The Black Ops Sniper trigger system is easily adjustable by YOU. Here is a quick and easy block of instruction and a look at the internals so that you'll know precisely what you are dealing with and what the two screws do.
Once you have done some trigger adjustments you will find that this rifle is MUCH better to shoot.
What you will need: A small precision flat blade screwdriver....that's it.
Ok, so there are TWO screws. A very small one in FRONT of the trigger, and a larger one BEHIND the trigger (there is an access hole in the trigger guard to get to the rear one). Have a look.
Ok, let's have a look at the trigger outside of the chassis and see what we're dealing with.
Here is a close up look at the FRONT adjustment screw. This is the one that does NOT have an access hole. The front adjustment screw, in my humble opinion, is the more important of the two. This is the screw that adjusts the length of trigger pull
. From the factory the trigger doesn't just have what people would call, "a little creep". It has a 15 mile road march before it releases the sear. It is the longest that I have ever encountered and those that shoot this rifle will probably agree.

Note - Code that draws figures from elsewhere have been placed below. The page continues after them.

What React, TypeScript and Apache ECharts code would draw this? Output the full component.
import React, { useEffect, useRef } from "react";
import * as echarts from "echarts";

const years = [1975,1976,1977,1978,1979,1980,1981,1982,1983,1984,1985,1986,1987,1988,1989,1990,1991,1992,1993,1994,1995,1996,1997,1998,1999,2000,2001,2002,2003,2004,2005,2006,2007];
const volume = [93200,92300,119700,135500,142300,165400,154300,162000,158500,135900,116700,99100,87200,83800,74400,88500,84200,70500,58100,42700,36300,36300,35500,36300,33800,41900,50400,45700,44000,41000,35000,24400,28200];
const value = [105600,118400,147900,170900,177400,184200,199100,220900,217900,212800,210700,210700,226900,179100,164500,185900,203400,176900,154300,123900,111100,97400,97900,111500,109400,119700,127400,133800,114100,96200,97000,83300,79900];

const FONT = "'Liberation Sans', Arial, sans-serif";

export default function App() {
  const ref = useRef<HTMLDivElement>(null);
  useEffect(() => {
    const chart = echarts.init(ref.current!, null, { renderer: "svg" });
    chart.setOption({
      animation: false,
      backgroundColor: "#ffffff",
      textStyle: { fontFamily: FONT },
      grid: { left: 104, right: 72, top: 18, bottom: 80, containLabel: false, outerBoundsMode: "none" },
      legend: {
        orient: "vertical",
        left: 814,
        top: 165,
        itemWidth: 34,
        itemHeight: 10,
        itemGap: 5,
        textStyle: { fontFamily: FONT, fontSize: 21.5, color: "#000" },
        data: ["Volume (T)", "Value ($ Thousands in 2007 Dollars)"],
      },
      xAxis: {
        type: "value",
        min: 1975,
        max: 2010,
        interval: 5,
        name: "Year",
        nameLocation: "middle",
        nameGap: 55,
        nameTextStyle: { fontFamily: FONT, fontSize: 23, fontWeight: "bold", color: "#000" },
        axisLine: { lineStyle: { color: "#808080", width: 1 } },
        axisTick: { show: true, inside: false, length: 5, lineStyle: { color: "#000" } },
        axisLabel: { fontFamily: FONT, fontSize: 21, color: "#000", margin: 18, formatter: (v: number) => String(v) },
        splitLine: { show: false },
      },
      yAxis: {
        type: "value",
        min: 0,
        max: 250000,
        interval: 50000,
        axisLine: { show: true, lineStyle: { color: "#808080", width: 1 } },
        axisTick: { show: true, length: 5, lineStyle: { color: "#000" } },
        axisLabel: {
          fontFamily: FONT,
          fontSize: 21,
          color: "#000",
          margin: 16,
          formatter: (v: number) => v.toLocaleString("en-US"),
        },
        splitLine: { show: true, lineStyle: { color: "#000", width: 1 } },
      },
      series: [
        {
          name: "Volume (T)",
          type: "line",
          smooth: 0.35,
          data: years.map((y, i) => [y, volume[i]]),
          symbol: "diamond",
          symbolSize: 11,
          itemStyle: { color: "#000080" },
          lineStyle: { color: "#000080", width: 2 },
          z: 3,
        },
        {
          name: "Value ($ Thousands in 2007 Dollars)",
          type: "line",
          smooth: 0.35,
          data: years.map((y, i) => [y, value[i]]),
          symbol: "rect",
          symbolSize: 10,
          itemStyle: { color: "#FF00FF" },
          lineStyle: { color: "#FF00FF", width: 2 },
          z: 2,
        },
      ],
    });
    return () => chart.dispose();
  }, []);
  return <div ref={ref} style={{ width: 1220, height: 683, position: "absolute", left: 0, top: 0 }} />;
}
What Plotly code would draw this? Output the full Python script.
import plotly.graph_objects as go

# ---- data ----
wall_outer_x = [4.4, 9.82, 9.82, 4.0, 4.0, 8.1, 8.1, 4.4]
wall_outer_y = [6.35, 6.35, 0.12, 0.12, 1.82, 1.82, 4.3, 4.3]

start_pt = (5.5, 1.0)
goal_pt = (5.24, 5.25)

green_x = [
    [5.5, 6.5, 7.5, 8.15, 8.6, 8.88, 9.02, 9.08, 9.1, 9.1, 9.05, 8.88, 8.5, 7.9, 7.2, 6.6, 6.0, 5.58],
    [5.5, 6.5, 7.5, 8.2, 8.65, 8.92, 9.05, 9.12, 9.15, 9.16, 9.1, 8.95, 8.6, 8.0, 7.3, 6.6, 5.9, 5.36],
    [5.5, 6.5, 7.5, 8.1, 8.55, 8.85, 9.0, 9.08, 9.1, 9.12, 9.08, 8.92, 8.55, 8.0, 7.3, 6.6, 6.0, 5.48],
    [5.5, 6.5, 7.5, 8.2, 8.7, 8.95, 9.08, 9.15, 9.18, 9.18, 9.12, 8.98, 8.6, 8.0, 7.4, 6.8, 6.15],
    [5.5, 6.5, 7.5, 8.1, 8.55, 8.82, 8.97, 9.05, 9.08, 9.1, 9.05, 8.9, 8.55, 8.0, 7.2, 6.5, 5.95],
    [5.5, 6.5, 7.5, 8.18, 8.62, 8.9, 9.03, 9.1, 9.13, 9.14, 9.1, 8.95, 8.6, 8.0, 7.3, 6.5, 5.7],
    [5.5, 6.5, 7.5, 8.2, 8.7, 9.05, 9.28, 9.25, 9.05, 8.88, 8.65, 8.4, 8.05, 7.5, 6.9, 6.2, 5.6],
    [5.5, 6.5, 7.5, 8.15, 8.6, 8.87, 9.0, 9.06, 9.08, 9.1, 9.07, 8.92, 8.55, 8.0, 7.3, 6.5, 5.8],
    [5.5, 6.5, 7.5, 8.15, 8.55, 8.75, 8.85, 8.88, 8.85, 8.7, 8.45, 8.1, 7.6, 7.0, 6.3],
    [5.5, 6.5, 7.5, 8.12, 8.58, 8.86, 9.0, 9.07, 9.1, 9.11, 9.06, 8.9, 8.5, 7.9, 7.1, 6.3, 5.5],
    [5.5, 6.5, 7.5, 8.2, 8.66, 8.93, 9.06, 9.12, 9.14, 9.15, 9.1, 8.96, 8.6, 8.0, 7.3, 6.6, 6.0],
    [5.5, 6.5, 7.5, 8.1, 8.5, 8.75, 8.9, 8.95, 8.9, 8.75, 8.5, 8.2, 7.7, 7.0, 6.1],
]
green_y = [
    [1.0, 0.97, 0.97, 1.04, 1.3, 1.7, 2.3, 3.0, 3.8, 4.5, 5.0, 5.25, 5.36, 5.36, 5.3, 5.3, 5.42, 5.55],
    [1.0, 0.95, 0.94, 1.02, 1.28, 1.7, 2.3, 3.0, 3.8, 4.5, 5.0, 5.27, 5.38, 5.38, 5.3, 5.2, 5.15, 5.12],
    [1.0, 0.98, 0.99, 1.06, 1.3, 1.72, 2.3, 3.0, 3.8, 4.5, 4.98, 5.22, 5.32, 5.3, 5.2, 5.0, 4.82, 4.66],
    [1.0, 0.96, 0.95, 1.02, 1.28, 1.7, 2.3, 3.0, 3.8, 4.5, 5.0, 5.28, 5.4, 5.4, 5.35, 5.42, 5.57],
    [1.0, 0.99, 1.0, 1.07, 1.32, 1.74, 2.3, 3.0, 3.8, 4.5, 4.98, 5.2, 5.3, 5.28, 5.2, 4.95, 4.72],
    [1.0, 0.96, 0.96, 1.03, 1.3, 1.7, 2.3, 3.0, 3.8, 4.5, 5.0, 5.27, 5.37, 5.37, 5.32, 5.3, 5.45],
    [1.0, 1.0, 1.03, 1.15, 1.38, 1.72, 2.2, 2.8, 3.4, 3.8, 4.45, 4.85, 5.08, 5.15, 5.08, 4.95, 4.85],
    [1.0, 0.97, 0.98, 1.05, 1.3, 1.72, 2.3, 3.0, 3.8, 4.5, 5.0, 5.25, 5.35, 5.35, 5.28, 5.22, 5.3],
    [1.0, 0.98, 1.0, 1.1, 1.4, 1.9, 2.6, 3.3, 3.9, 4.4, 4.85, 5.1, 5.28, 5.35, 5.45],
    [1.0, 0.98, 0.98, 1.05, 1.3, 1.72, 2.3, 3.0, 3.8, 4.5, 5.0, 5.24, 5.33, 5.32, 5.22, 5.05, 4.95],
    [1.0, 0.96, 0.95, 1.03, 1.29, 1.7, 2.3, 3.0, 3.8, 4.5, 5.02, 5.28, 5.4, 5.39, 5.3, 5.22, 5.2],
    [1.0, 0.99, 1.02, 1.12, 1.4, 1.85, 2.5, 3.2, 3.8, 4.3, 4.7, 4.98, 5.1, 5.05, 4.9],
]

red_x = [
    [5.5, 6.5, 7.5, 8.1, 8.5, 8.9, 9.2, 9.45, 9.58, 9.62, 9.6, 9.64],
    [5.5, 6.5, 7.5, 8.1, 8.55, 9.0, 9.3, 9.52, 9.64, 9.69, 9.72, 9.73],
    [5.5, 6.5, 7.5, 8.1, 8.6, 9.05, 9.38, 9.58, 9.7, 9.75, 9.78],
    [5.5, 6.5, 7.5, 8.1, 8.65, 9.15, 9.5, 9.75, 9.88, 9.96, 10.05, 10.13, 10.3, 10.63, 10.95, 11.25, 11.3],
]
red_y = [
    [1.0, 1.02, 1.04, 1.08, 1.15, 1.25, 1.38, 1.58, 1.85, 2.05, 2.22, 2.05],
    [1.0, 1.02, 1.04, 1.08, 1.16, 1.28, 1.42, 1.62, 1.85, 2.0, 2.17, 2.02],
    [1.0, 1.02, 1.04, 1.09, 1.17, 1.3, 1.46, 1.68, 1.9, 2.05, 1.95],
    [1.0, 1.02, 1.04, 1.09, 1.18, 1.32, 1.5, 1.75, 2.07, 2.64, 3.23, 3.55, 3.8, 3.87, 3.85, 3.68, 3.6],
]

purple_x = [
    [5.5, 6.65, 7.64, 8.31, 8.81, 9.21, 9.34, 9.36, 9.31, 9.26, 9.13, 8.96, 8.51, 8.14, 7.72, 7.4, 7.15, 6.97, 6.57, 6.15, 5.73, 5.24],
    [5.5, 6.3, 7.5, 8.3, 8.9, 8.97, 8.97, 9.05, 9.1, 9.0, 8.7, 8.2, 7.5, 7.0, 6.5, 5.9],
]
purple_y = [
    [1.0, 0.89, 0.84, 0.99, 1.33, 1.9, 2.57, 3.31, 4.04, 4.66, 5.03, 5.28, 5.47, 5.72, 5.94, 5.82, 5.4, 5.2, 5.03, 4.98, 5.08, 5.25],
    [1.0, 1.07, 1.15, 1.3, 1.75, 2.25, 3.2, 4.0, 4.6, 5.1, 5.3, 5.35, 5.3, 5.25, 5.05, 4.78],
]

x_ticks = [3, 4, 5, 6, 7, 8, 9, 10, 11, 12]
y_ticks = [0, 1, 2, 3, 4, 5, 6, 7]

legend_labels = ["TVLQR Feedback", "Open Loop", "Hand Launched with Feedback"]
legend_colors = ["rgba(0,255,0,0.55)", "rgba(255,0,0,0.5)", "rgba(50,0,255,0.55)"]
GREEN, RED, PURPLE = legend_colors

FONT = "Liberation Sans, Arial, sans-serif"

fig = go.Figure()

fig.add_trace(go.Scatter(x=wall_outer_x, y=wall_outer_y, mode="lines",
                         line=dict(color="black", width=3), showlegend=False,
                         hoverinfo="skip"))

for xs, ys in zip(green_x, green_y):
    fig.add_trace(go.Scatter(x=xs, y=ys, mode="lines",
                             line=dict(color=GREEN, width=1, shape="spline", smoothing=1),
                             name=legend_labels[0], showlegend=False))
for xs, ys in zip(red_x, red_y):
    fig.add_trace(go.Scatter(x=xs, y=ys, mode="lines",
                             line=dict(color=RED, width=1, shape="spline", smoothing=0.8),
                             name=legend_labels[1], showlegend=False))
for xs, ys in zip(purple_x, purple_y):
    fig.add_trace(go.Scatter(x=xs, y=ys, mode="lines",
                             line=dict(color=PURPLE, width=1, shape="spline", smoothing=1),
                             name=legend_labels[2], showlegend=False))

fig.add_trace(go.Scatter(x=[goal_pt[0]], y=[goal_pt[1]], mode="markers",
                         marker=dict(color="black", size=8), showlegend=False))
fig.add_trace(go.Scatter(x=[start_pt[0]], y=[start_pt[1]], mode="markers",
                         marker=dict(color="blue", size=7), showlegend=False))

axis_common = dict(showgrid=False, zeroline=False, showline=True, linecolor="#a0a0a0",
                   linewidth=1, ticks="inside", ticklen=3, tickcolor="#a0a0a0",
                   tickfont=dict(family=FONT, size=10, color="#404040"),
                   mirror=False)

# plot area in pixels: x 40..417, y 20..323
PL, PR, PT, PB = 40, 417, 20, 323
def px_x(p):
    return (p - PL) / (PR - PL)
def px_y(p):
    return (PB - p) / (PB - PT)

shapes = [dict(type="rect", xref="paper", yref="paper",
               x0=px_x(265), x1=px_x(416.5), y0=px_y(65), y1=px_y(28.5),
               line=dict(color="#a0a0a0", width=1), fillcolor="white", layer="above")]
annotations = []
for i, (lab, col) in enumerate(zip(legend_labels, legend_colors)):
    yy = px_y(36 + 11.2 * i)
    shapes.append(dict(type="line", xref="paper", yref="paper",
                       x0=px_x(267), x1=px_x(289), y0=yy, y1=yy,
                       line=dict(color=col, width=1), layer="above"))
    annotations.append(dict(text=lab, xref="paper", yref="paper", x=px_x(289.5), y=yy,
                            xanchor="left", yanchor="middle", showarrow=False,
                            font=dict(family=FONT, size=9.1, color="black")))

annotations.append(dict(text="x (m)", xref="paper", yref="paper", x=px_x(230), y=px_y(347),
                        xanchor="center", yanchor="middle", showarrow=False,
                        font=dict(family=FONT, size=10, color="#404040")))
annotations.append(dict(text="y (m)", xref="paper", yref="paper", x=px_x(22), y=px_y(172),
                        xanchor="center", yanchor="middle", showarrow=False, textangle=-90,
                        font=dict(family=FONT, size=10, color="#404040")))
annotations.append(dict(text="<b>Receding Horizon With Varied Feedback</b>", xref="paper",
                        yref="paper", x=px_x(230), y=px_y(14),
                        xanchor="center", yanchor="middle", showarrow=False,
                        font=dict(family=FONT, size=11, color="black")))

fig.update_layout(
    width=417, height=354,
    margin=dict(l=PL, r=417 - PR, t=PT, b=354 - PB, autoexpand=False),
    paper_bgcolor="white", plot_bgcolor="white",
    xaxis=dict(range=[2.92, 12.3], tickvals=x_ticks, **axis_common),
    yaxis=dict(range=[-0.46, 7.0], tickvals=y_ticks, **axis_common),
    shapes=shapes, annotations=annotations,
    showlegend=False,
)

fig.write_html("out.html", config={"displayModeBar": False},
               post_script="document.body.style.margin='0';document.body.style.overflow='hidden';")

The way this adjustment works is that the more the screw is tightened in, the LESS amount of travel that the trigger has to make to release the sear. By looking at this pic, it will help you understand. Tighten the forward screw and you reduce the amount of trigger pull...righty-tighty, clockwise to tighten. This is a tough one because, as seen in the above photos, there is no access hole to get to this adjustment screw and it is a SMALL one. Not only that, the more you tighten it, the deeper into the hole it goes, therefore making it harder to make contact with the screwdriver.Safety Note: If you manage to somehow tighten this forward screw TOO much, you may get it to the point where the sear will NOT engage the trigger when you cock the spring mechanism. You'll know it's too far when it just will NOT catch when you try to cock it. I don't think you'll get it too deep by adjusting the front screw while it is in the chassis (stock). If you take the rifle out of the chassis and really crank it down, you could end up going too far. My suggestion is to do this adjustment while you are out shooting your rifle. Tighten, cock, shoot. If it goes too deep and will NOT cock, back the screw out until it WILL cock and then back it out another half turn for safety purposes.
Ok, now that you have your length set, let's look at the screw to the rear. This is the WEIGHT of PULL adjustment screw
. How this works is there is a spring, as you pull the trigger it compresses the spring. The tighter this screw is, the HEAVIER the pull will be, because the spring is already partially compressed. You do want to be careful not to loosen this screw too much because the screw does need to put a little pressure on that spring to keep it where it is supposed to be. Have a look.
This is a pic of the rear screw from behind.
See how the screw meets the spring? Tight=heavier, Loose=lighter pull. Trick: Loosen it slowly until you notice NO pressure, then tighten it ONE full turn. Remember, righty-tighty.
I promise that when you adjust that forward screw to eliminate the 76 miles of travel and then lighten up the weight a little bit, this rifle will surprise you at how NICE the trigger feels and it puts a ton of fun factor back into this rifle!
I hope this little tutorial helps a lot of people and teaches a thing or two about how this mechanism works. Please feel free to link this tutorial to any thread concerning the Ignite Black Ops Sniper .177 air rifle.